Scott Hardie: “It ruled.”

Only by my standards could this be called a 2005 film: Haley Joel Osment filmed it in the spring of 2000 before moving on to "A.I.: Artificial Intelligence," and it saw various foreign releases (theatrical and video) until Miramax quietly distributed it stateside on DVD in the first week of January 2005. That's a shame, because it's a powerful film with a great story to tell, the kind of authentic drama you assume is pure autobiography only until you learn the writer-director was born after it takes place.
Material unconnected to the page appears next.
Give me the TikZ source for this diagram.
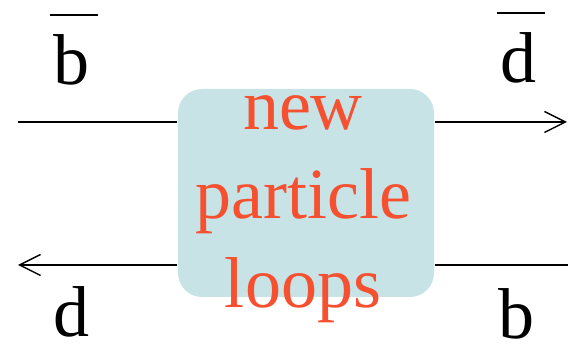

A living, breathing, bleeding portrayal of rural Poland under Nazi oppression, the film tells its tale with such attention to detail and such three-dimensional characters that it feels much more real than most movies that take place in the present, and as a result the film is considerably more thrilling and more disturbing than it could have been. More than a week has passed since I watched it, and still I'm haunted by one character's villainy, turning the scene over and over in my mind wondering whether I could find a way out if I were in little Osment's shoes. I probably couldn't. No one could. The inescapability of this kind of evil is one of its most chilling traits.

I mentioned the attention to detail. One of my favorite scenes comes when a boy and girl make a show of locking themselves in a barn, pretending to engage in sin, but they only wind up sitting in a tub full of black seeds and sprinkling handfuls on each other. There's no symbolism to the scene, no advancement of the plot, no statement about the characters; the scene is about nothing more than the simple pleasure of watching how seeds bounce off of naked knees. The film has an important story to tell, but does not tell it so urgently that it neglects to pause at moments of interest. Overall, the film has a few flaws too large to overlook, including some heavy-handed foreshadowing that may as well display on the screen in BIG CAPITAL LETTERS which characters are doomed, but its strengths are many: Intelligence, raw tragedy, a deep consideration of religious morality, a beautiful score by Jan A.P. Kaczmarek, and a performance good enough to remind you why Willem Dafoe used to be regarded so highly. Don't let another five years go by before you see this. I recommend it highly.